Kılıçdaroğlu gündeme getirmişti
‘Denetçilerin raporu sansürleniyor’
CHP lideri Kemal Kılıçdaroğlu, Sayıştay raporlarındaki sansür skandalını 2014 yılı bütçe görüşmeleri konuşmasında gündeme getirmişti. Gümrük ve Ticaret Bakanlığı’na ait Sayıştay tarafından hazırlanan asıl rapor ile Meclis’e gönderilen raporu TBMM kürsüsünden milletvekillerine gösteren Kılıçdaroğlu, iki rapor arasındaki “sayfa farkına” dikkat çekmişti. Denetçilerin hazırladığı raporun büyük ölçüde sansüre uğratıldığını belirten Kılıçdaroğlu şunları söylemişti:
“Yolsuzlukları en başta bu Parlamento’nun engellemesine inanıyorsanız Sayıştay raporu neden gelmiyor? Hangi gerekçe ile gelmiyor bunu açıklamanız lazım. Benim yasama yetkimi yürütme organı kısıtlayamaz. Eleştiri yapınca haklı veya haksız itiraz ediyorsunuz. Eleştiriden bir politikacının ders alması gerektiğine inanıyorum. Sizin vicdanınıza sesleniyorum. TBMM’den hangi gerekçe ile Sayıştay’ın raporu saklanıyor? Yürütme organı, yasamaya hesap vermemek için bu raporu saklıyorlar. 132 sayfa rapor hazırlandı hiçbiri de Meclis’e gelmedi. Bu bütçe meşru bir bütçe değildir. Bütçesi meşru olmayan bir hükümetin, Parlamento’ya hesap vermeyen bir hükümetin meşruiyeti de tartışılır.”

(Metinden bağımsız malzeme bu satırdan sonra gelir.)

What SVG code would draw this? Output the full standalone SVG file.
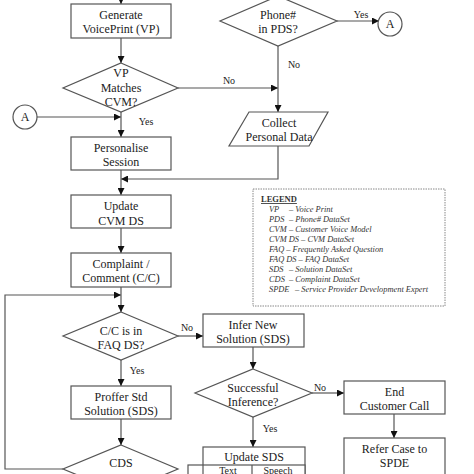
<svg xmlns="http://www.w3.org/2000/svg" width="474" height="474" viewBox="0 0 474 474">
<style>
.b{fill:#fff;stroke:#555;stroke-width:1.2}
.t{font-family:"Liberation Serif","Times New Roman",serif;font-size:12px;fill:#222;text-anchor:middle}
.s{font-family:"Liberation Serif","Times New Roman",serif;font-size:10px;fill:#222;text-anchor:middle}
.c{fill:none;stroke:#555;stroke-width:1.2}
.lg{font-family:"Liberation Serif","Times New Roman",serif;font-size:8.4px;font-style:italic;fill:#333}
</style>
<defs>
<marker id="ah" viewBox="0 0 10 10" refX="10" refY="5" markerWidth="7" markerHeight="7" markerUnits="userSpaceOnUse" orient="auto">
<path d="M0,0 L10,5 L0,10 z" fill="#111"/>
</marker>
</defs>
<rect width="474" height="474" fill="#fff"/>
<g id="connectors">
<path class="c" d="M121,-2 V4" marker-end="url(#ah)"/>
<path class="c" d="M121,38 V63" marker-end="url(#ah)"/>
<path class="c" d="M178,88 H278" marker-end="url(#ah)"/>
<path class="c" d="M337,21 H379" marker-end="url(#ah)"/>
<path class="c" d="M278,46 V112" marker-end="url(#ah)"/>
<path class="c" d="M37,117 H121" marker-end="url(#ah)"/>
<path class="c" d="M121,112 V137" marker-end="url(#ah)"/>
<path class="c" d="M278,146 V179 H121" marker-end="url(#ah)"/>
<path class="c" d="M121,170 V195" marker-end="url(#ah)"/>
<path class="c" d="M121,228 V253" marker-end="url(#ah)"/>
<path class="c" d="M63,469 H5 V295 H121" marker-end="url(#ah)"/>
<path class="c" d="M121,287 V312" marker-end="url(#ah)"/>
<path class="c" d="M178,336 H203" marker-end="url(#ah)"/>
<path class="c" d="M121,360 V386" marker-end="url(#ah)"/>
<path class="c" d="M121,419 V445" marker-end="url(#ah)"/>
<path class="c" d="M253,347 V369" marker-end="url(#ah)"/>
<path class="c" d="M312,393 H344" marker-end="url(#ah)"/>
<path class="c" d="M253,417 V447" marker-end="url(#ah)"/>
<path class="c" d="M394,414 V438" marker-end="url(#ah)"/>
<text class="s" x="229" y="84">No</text>
<text class="s" x="146" y="125">Yes</text>
<text class="s" x="361" y="18">Yes</text>
<text class="s" x="294" y="68">No</text>
<text class="s" x="187" y="331">No</text>
<text class="s" x="137" y="374">Yes</text>
<text class="s" x="320" y="391">No</text>
<text class="s" x="270" y="432">Yes</text>
</g>
<g id="generate"><rect class="b" x="71" y="4" width="100" height="34"/><text class="t" x="121" y="19">Generate</text><text class="t" x="121" y="33">VoicePrint (VP)</text></g>
<g id="phone"><polygon class="b" points="278,-4 337,21 278,46 220,21"/><text class="t" x="278" y="19">Phone#</text><text class="t" x="278" y="33">in PDS?</text></g>
<g id="circleA2"><circle class="b" cx="390" cy="24" r="12"/><text class="t" x="390" y="28">A</text></g>
<g id="vpmatch"><polygon class="b" points="121,63 178,88 121,112 63,88"/><text class="t" x="121" y="77">VP</text><text class="t" x="121" y="92">Matches</text><text class="t" x="121" y="106">CVM?</text></g>
<g id="circleA1"><circle class="b" cx="25" cy="117" r="12"/><text class="t" x="25" y="121">A</text></g>
<g id="collect"><polygon class="b" points="249,112 328,112 309,146 229,146"/><text class="t" x="279" y="127">Collect</text><text class="t" x="279" y="141">Personal Data</text></g>
<g id="personalise"><rect class="b" x="71" y="137" width="100" height="33"/><text class="t" x="121" y="152">Personalise</text><text class="t" x="121" y="166">Session</text></g>
<g id="updatecvm"><rect class="b" x="71" y="195" width="100" height="33"/><text class="t" x="121" y="210">Update</text><text class="t" x="121" y="225">CVM DS</text></g>
<g id="complaint"><rect class="b" x="71" y="253" width="100" height="34"/><text class="t" x="121" y="268">Complaint /</text><text class="t" x="121" y="282">Comment (C/C)</text></g>
<g id="legend">
<rect x="253" y="189" width="192" height="117" fill="#fff" stroke="#888" stroke-width="1" stroke-dasharray="1.5,1"/>
<text x="261" y="202" font-family="'Liberation Serif',serif" font-size="8.5px" font-weight="bold" fill="#333" text-decoration="underline">LEGEND</text>
<text class="lg" x="269" y="212">VP</text><text class="lg" x="289" y="212">– Voice Print</text>
<text class="lg" x="269" y="222">PDS</text><text class="lg" x="289" y="222">– Phone# DataSet</text>
<text class="lg" x="269" y="232">CVM</text><text class="lg" x="289" y="232">– Customer Voice Model</text>
<text class="lg" x="269" y="242">CVM DS – CVM DataSet</text>
<text class="lg" x="269" y="252">FAQ – Frequently Asked Question</text>
<text class="lg" x="269" y="262">FAQ DS – FAQ DataSet</text>
<text class="lg" x="269" y="272">SDS</text><text class="lg" x="289" y="272">– Solution DataSet</text>
<text class="lg" x="269" y="282">CDS</text><text class="lg" x="289" y="282">– Complaint DataSet</text>
<text class="lg" x="269" y="292">SPDE</text><text class="lg" x="295" y="292">– Service Provider Development Expert</text>
</g>
<g id="ccfaq"><polygon class="b" points="121,312 178,336 121,360 63,336"/><text class="t" x="121" y="335">C/C is in</text><text class="t" x="121" y="349">FAQ DS?</text></g>
<g id="infer"><rect class="b" x="203" y="314" width="101" height="33"/><text class="t" x="253" y="329">Infer New</text><text class="t" x="253" y="343">Solution (SDS)</text></g>
<g id="proffer"><rect class="b" x="71" y="386" width="100" height="33"/><text class="t" x="121" y="401">Proffer Std</text><text class="t" x="121" y="415">Solution (SDS)</text></g>
<g id="successful"><polygon class="b" points="253,369 312,393 253,417 195,393"/><text class="t" x="253" y="392">Successful</text><text class="t" x="253" y="406">Inference?</text></g>
<g id="endcall"><rect class="b" x="344" y="381" width="101" height="33"/><text class="t" x="394.5" y="396">End</text><text class="t" x="394.5" y="410">Customer Call</text></g>
<g id="refer"><rect class="b" x="344" y="438" width="101" height="40"/><text class="t" x="394.5" y="453">Refer Case to</text><text class="t" x="394.5" y="467">SPDE</text></g>
<g id="cds"><polygon class="b" points="121,445 178,469 121,493 63,469"/><text class="t" x="121" y="467">CDS</text></g>
<g id="updatesds">
<rect class="b" x="203" y="447" width="102" height="35"/>
<rect class="b" x="188" y="465" width="117" height="20"/>
<line class="c" x1="203" y1="465" x2="203" y2="480"/>
<line class="c" x1="252" y1="465" x2="252" y2="480"/>
<text class="t" x="254" y="461">Update SDS</text>
<text class="s" x="228" y="473.5">Text</text>
<text class="s" x="278" y="473.5">Speech</text>
</g>
</svg>
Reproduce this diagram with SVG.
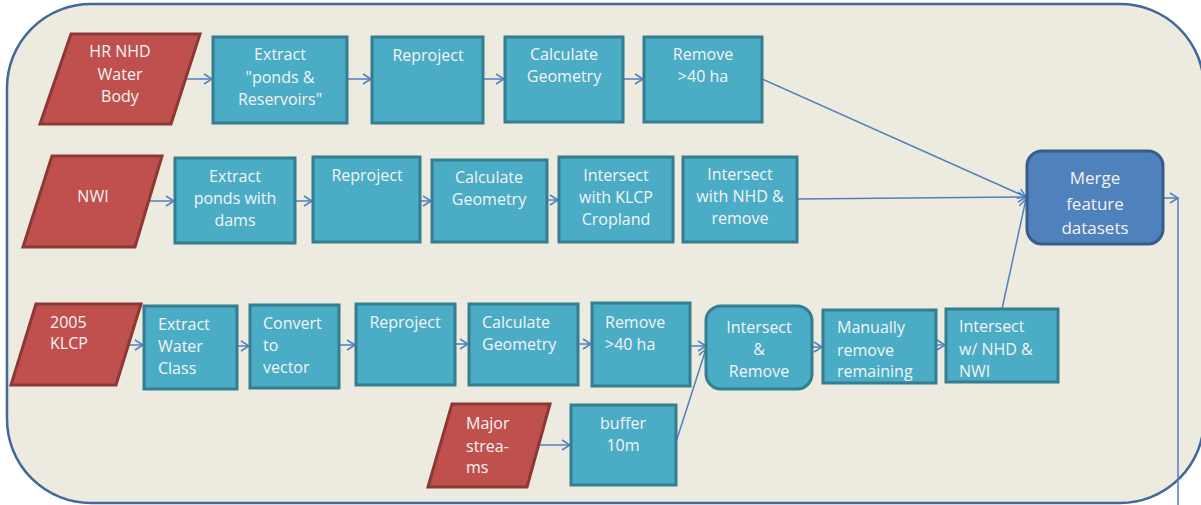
<svg xmlns="http://www.w3.org/2000/svg" width="1201" height="505" viewBox="0 0 1201 505">
<style>
.bg{fill:#EDEADF;stroke:#41689A;stroke-width:2.5}
.data{fill:#C0504D;stroke:#8C3836;stroke-width:3;stroke-linejoin:miter}
.proc{fill:#4BACC6;stroke:#357D91;stroke-width:3}
.merge{fill:#4F81BD;stroke:#385D8A;stroke-width:3}
text{font-family:"Open Sans","Noto Sans","Liberation Sans",sans-serif;font-size:16px;fill:#F4F4F4}
.c{text-anchor:middle}
.big{font-size:17px}
.conn{stroke:#4F81BD;stroke-width:1.5;fill:none}
</style>
<defs>
<marker id="ah" markerUnits="userSpaceOnUse" markerWidth="12" markerHeight="12" refX="9" refY="6" orient="auto">
<path d="M1,1 L9,6 L1,11" fill="none" stroke="#4F81BD" stroke-width="1.5"/>
</marker>
</defs>
<rect class="bg" x="7" y="4" width="1197" height="499" rx="84" ry="84"/>
<g id="connectors">
<line class="conn" x1="185" y1="79" x2="212" y2="79" marker-end="url(#ah)"/>
<line class="conn" x1="347" y1="79" x2="371" y2="79" marker-end="url(#ah)"/>
<line class="conn" x1="483" y1="79" x2="504" y2="79" marker-end="url(#ah)"/>
<line class="conn" x1="623" y1="79" x2="643" y2="79" marker-end="url(#ah)"/>
<line class="conn" x1="762" y1="79" x2="1026" y2="197" marker-end="url(#ah)"/>
<line class="conn" x1="148" y1="201" x2="174" y2="201" marker-end="url(#ah)"/>
<line class="conn" x1="295" y1="201" x2="312" y2="201" marker-end="url(#ah)"/>
<line class="conn" x1="420" y1="201" x2="431" y2="201" marker-end="url(#ah)"/>
<line class="conn" x1="547" y1="200" x2="558" y2="200" marker-end="url(#ah)"/>
<line class="conn" x1="797" y1="199" x2="1026" y2="197" marker-end="url(#ah)"/>
<line class="conn" x1="1002" y1="309" x2="1026" y2="199" marker-end="url(#ah)"/>
<line class="conn" x1="1163" y1="198" x2="1178" y2="198" marker-end="url(#ah)"/>
<line class="conn" x1="1178" y1="198" x2="1178" y2="505"/>
<line class="conn" x1="128" y1="345" x2="143" y2="345" marker-end="url(#ah)"/>
<line class="conn" x1="237" y1="346" x2="249" y2="346" marker-end="url(#ah)"/>
<line class="conn" x1="339" y1="345" x2="355" y2="345" marker-end="url(#ah)"/>
<line class="conn" x1="455" y1="344" x2="468" y2="344" marker-end="url(#ah)"/>
<line class="conn" x1="578" y1="344" x2="591" y2="344" marker-end="url(#ah)"/>
<line class="conn" x1="690" y1="346" x2="706" y2="346" marker-end="url(#ah)"/>
<line class="conn" x1="812" y1="347" x2="822" y2="347" marker-end="url(#ah)"/>
<line class="conn" x1="936" y1="345" x2="945" y2="345" marker-end="url(#ah)"/>
<line class="conn" x1="538" y1="445" x2="570" y2="445" marker-end="url(#ah)"/>
<line class="conn" x1="676" y1="442" x2="706" y2="349" marker-end="url(#ah)"/>
</g>
<g id="hr-nhd">
<polygon class="data" points="71,34 200,34 171,124 40,124"/>
<text class="c" x="120" y="57">HR NHD</text>
<text class="c" x="120" y="80">Water</text>
<text class="c" x="120" y="102">Body</text>
</g>
<g id="extract-ponds-res">
<rect class="proc" x="213" y="37" width="134" height="86"/>
<text class="c" x="280" y="60">Extract</text>
<text class="c" x="280" y="83">"ponds &amp;</text>
<text class="c" x="280" y="105">Reservoirs"</text>
</g>
<g id="reproject1">
<rect class="proc" x="372" y="37" width="111" height="86"/>
<text class="c" x="428" y="61">Reproject</text>
</g>
<g id="calc1">
<rect class="proc" x="505" y="37" width="118" height="85"/>
<text class="c" x="564" y="60">Calculate</text>
<text class="c" x="564" y="82">Geometry</text>
</g>
<g id="remove1">
<rect class="proc" x="644" y="37" width="118" height="85"/>
<text class="c" x="703" y="60">Remove</text>
<text class="c" x="703" y="82">&gt;40 ha</text>
</g>
<g id="merge">
<rect class="merge" x="1027" y="151" width="136" height="93" rx="15" ry="15"/>
<text class="c big" x="1095" y="184">Merge</text>
<text class="c big" x="1095" y="210">feature</text>
<text class="c big" x="1095" y="234">datasets</text>
</g>
<g id="nwi">
<polygon class="data" points="52,156 162,156 135,247 23,247"/>
<text class="c" x="93" y="202">NWI</text>
</g>
<g id="extract-dams">
<rect class="proc" x="175" y="158" width="120" height="85"/>
<text class="c" x="235" y="182">Extract</text>
<text class="c" x="235" y="204">ponds with</text>
<text class="c" x="235" y="226">dams</text>
</g>
<g id="reproject2">
<rect class="proc" x="313" y="157" width="107" height="85"/>
<text class="c" x="367" y="181">Reproject</text>
</g>
<g id="calc2">
<rect class="proc" x="432" y="160" width="115" height="82"/>
<text class="c" x="489" y="183">Calculate</text>
<text class="c" x="489" y="205">Geometry</text>
</g>
<g id="intersect-klcp">
<rect class="proc" x="559" y="157" width="114" height="85"/>
<text class="c" x="616" y="181">Intersect</text>
<text class="c" x="616" y="203">with KLCP</text>
<text class="c" x="616" y="225">Cropland</text>
</g>
<g id="intersect-nhd">
<rect class="proc" x="683" y="157" width="114" height="85"/>
<text class="c" x="740" y="180">Intersect</text>
<text class="c" x="740" y="202">with NHD &amp;</text>
<text class="c" x="740" y="224">remove</text>
</g>
<g id="klcp">
<polygon class="data" points="36,304 141,304 116,385 11,385"/>
<text x="50" y="328">2005</text>
<text x="50" y="349">KLCP</text>
</g>
<g id="extract-water">
<rect class="proc" x="144" y="306" width="93" height="83"/>
<text x="158" y="330">Extract</text>
<text x="158" y="352">Water</text>
<text x="158" y="374">Class</text>
</g>
<g id="convert">
<rect class="proc" x="250" y="305" width="89" height="83"/>
<text x="263" y="329">Convert</text>
<text x="263" y="351">to</text>
<text x="263" y="373">vector</text>
</g>
<g id="reproject3">
<rect class="proc" x="356" y="304" width="99" height="81"/>
<text class="c" x="405" y="328">Reproject</text>
</g>
<g id="calc3">
<rect class="proc" x="469" y="304" width="109" height="81"/>
<text x="482" y="328">Calculate</text>
<text x="482" y="350">Geometry</text>
</g>
<g id="remove3">
<rect class="proc" x="592" y="303" width="98" height="83"/>
<text x="605" y="328">Remove</text>
<text x="605" y="350">&gt;40 ha</text>
</g>
<g id="intersect-remove">
<rect class="proc" x="706" y="306" width="106" height="83" rx="15" ry="15"/>
<text class="c" x="759" y="333">Intersect</text>
<text class="c" x="759" y="355">&amp;</text>
<text class="c" x="759" y="377">Remove</text>
</g>
<g id="manual">
<rect class="proc" x="823" y="310" width="113" height="73"/>
<text x="837" y="333">Manually</text>
<text x="837" y="356">remove</text>
<text x="837" y="377">remaining</text>
</g>
<g id="intersect-nhd-nwi">
<rect class="proc" x="946" y="309" width="112" height="73"/>
<text x="959" y="332">Intersect</text>
<text x="959" y="355">w/ NHD &amp;</text>
<text x="959" y="377">NWI</text>
</g>
<g id="major-streams">
<polygon class="data" points="452,404 550,404 527,487 428,487"/>
<text x="466" y="429">Major</text>
<text x="466" y="452">strea-</text>
<text x="466" y="473">ms</text>
</g>
<g id="buffer">
<rect class="proc" x="571" y="405" width="105" height="80"/>
<text class="c" x="623" y="429">buffer</text>
<text class="c" x="623" y="451">10m</text>
</g>
</svg>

Kamuoyunun merak ettiği zararlar görülemedi
Sayıştay denetçileri, kamu kurumlarındaki mevzuata aykırı işlemlerin incelendiğini ve sonuçta, ‘Kamu Zararları Raporları’nın hazırlandığını, ancak bu raporların da henüz kamuoyunda görülemediğini söyledi.
ÇOĞUNDA YARGILAMA TAMAM
Bu raporların Sayıştay yargısından geçeceğini ifade eden denetçiler, “Asıl önemli olan kamu zararları raporlarıdır. Onların gönderilmeme kararı alındı. Gerekçe olarak da yargılamanın yetişmemesi gösteriliyor. Çoğunda yargı tamamlandı. Gönderilmemesi ile ilgili açık bir mevzuat yok. Rapor değerlendirme kurulu bu şekilde karar verdi” dedi. Denetçiler, kamu zararının özellikle DSİ, Karayolları gibi kurumlarda büyük olduğunu ifade ettiler.
Tespitlerin hepsi yolsuzluk değil
Kamu zararları raporlarında yer alan tespitleri değerlendiren denetçiler, bunların hepsinin yolsuzluk olmadığını, mevzuat hatasından kaynaklanan fazla ödemeleri tespit ettiklerini söylediler.
HARCADIĞI PARA ÖNEMLİ
Kasıtlı olarak devleti zarara uğratan kamu yöneticileriyle ilgili savcılığa suç duyurusunda bulunduklarını belirten denetçiler, kamu kurumlarının mali bilgilerini 3 yıl daha Sayıştay’a vermemesi yönündeki düzenleme talebinin Maliye’den geldiğini ifade ederek, “Mali tablolar aslında çıkarılabilirdi. Biz örneğin bir bakanlığın kasasını, bankasını değil, harcadığı parayı görmek istiyoruz” diye konuştu.
Belgeye dayanmayan tespitimiz olmaz
SAYDER açıklamasında, raporlara gelen eleştirileri yanıtlarken, “152 yıllık onurlu bir mesleğin birer üyesi olan Sayıştay denetçileri, düzenledikleri raporlarda hukuki dayanağı olmayan, nesnel olmayan ve belgeye dayanmayan hiçbir tespite yer vermezler. Bu prensip mesleğimizin en eski ve en temel prensibidir” görüşüne yer verildi.